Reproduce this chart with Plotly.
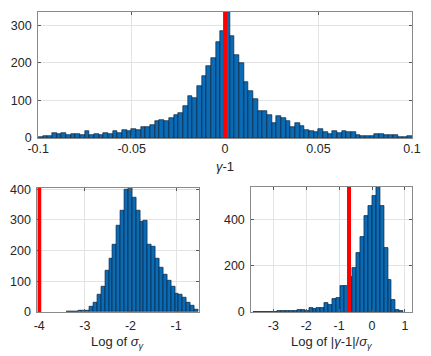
import plotly.graph_objects as go

# ---------------- data ----------------
gamma_bin_start = -0.1
gamma_bin_width = 0.0025
gamma_counts = [4, 6, 6, 13, 11, 12, 9, 10, 10, 9, 18, 9, 11, 9, 14, 11, 18, 13, 20, 19,
                23, 20, 29, 30, 35, 44, 49, 45, 52, 60, 67, 86, 111, 107, 137, 166, 192, 212, 256, 284,
                335, 272, 220, 200, 150, 126, 103, 73, 71, 62, 40, 59, 54, 44, 30, 41, 32, 21, 18, 15,
                24, 17, 11, 19, 14, 18, 17, 17, 9, 5, 5, 5, 10, 10, 9, 7, 7, 4, 4, 6]
gamma_ref = 0.0

sigma_bin_start = -3.405
sigma_bin_width = 0.085
sigma_counts = [1, 1, 2, 3, 4, 5, 16, 29, 56, 84, 134, 174, 218, 281, 329, 397, 405, 371, 329, 294,
                297, 218, 213, 174, 145, 121, 103, 82, 61, 56, 48, 29, 21, 8]
sigma_ref = -4.0

ratio_bin_start = -3.6
ratio_bin_width = 0.12
ratio_counts = [1, 1, 2, 1, 2, 2, 3, 4, 3, 4, 5, 7, 7, 5, 17, 15, 17, 18, 39, 31,
                58, 60, 111, 114, 150, 190, 255, 325, 415, 460, 500, 540, 457, 276, 137, 53, 8, 3]
ratio_ref = -0.70

top_xticks = [-0.1, -0.05, 0, 0.05, 0.1]
top_xticktext = ["-0.1", "-0.05", "0", "0.05", "0.1"]
top_yticks = [0, 100, 200, 300]
bl_xticks = [-4, -3, -2, -1]
bl_xticktext = ["-4", "-3", "-2", "-1"]
bl_yticks = [0, 100, 200, 300, 400]
br_xticks = [-3, -2, -1, 0, 1]
br_xticktext = ["-3", "-2", "-1", "0", "1"]
br_yticks = [0, 200, 400]

# ---------------- figure ----------------
W, H = 431, 356
BAR = "#0a6bb4"
EDGE = "#0a2440"
FONT = "Liberation Sans, Arial, sans-serif"


def centers(start, width, counts):
    return [start + width * (i + 0.5) for i in range(len(counts))]


fig = go.Figure()
for counts, start, width, xa, ya in [
    (gamma_counts, gamma_bin_start, gamma_bin_width, "x", "y"),
    (sigma_counts, sigma_bin_start, sigma_bin_width, "x2", "y2"),
    (ratio_counts, ratio_bin_start, ratio_bin_width, "x3", "y3"),
]:
    fig.add_trace(go.Bar(
        x=centers(start, width, counts), y=counts, width=width,
        marker=dict(color=BAR, line=dict(color=EDGE, width=0.7)),
        xaxis=xa, yaxis=ya, showlegend=False, hoverinfo="skip"))


def px_x(a, b):
    return [a / W, b / W]


def px_y(top, bottom):
    return [(H - bottom) / H, (H - top) / H]


axis_common = dict(
    showgrid=True, gridcolor="#e3e3e3", gridwidth=1,
    showline=True, linecolor="#8a8a8a", linewidth=1, mirror="ticks",
    ticks="inside", ticklen=3, tickcolor="#5a5a5a",
    tickfont=dict(family=FONT, size=12.5, color="#262626"),
    zeroline=False, fixedrange=True,
)

fig.update_layout(
    width=W, height=H,
    margin=dict(l=0, r=0, t=0, b=0),
    paper_bgcolor="white", plot_bgcolor="white",
    bargap=0, barmode="overlay",
    xaxis=dict(domain=px_x(28.5, 420.5), range=[-0.1, 0.1], tickvals=top_xticks,
               ticktext=top_xticktext, anchor="y", ticklabelstandoff=-1, **axis_common),
    yaxis=dict(domain=px_y(7.3, 137.7), range=[0, 335], tickvals=top_yticks,
               anchor="x", ticklabelstandoff=3, **axis_common),
    xaxis2=dict(domain=px_x(27.7, 197), range=[-4.04, -0.5], tickvals=bl_xticks,
                ticktext=bl_xticktext, anchor="y2", ticklabelstandoff=2, **axis_common),
    yaxis2=dict(domain=px_y(189, 317.7), range=[0, 405], tickvals=bl_yticks,
                anchor="x2", ticklabelstandoff=3, **axis_common),
    xaxis3=dict(domain=px_x(252, 420.7), range=[-3.67, 1.22], tickvals=br_xticks,
                ticktext=br_xticktext, anchor="y3", ticklabelstandoff=2, **axis_common),
    yaxis3=dict(domain=px_y(188.3, 317.7), range=[0, 540], tickvals=br_yticks,
                anchor="x3", ticklabelstandoff=3, **axis_common),
)

for xr, xv in [("x", gamma_ref), ("x2", sigma_ref), ("x3", ratio_ref)]:
    yr = {"x": "y", "x2": "y2", "x3": "y3"}[xr]
    fig.add_shape(type="line", xref=xr, yref=yr + " domain", x0=xv, x1=xv, y0=0, y1=1,
                  line=dict(color="#ff0000", width=4), layer="above")

labels = [
    ("<i>γ</i>-1", 224.5, 167),
    ("Log of <i>σ</i><sub><i>γ</i></sub>", 112, 349),
    ("Log of |<i>γ</i>-1|/<i>σ</i><sub><i>γ</i></sub>", 336, 349),
]
for text, x, y in labels:
    fig.add_annotation(text=text, x=x / W, y=(H - y) / H, xref="paper", yref="paper",
                       showarrow=False, xanchor="center", yanchor="middle",
                       font=dict(family=FONT, size=13, color="#262626"))

fig.write_html("out.html")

· · · · · · ·

### WHAT YOU SHOULD DO
Copy nothing but the lines from the top of the material through the line holding "gamma_ref = 0.0", exactly as written; omit pictures.

### SOLUTION
Reproduce this chart with Plotly.
import plotly.graph_objects as go

# ---------------- data ----------------
gamma_bin_start = -0.1
gamma_bin_width = 0.0025
gamma_counts = [4, 6, 6, 13, 11, 12, 9, 10, 10, 9, 18, 9, 11, 9, 14, 11, 18, 13, 20, 19,
                23, 20, 29, 30, 35, 44, 49, 45, 52, 60, 67, 86, 111, 107, 137, 166, 192, 212, 256, 284,
                335, 272, 220, 200, 150, 126, 103, 73, 71, 62, 40, 59, 54, 44, 30, 41, 32, 21, 18, 15,
                24, 17, 11, 19, 14, 18, 17, 17, 9, 5, 5, 5, 10, 10, 9, 7, 7, 4, 4, 6]
gamma_ref = 0.0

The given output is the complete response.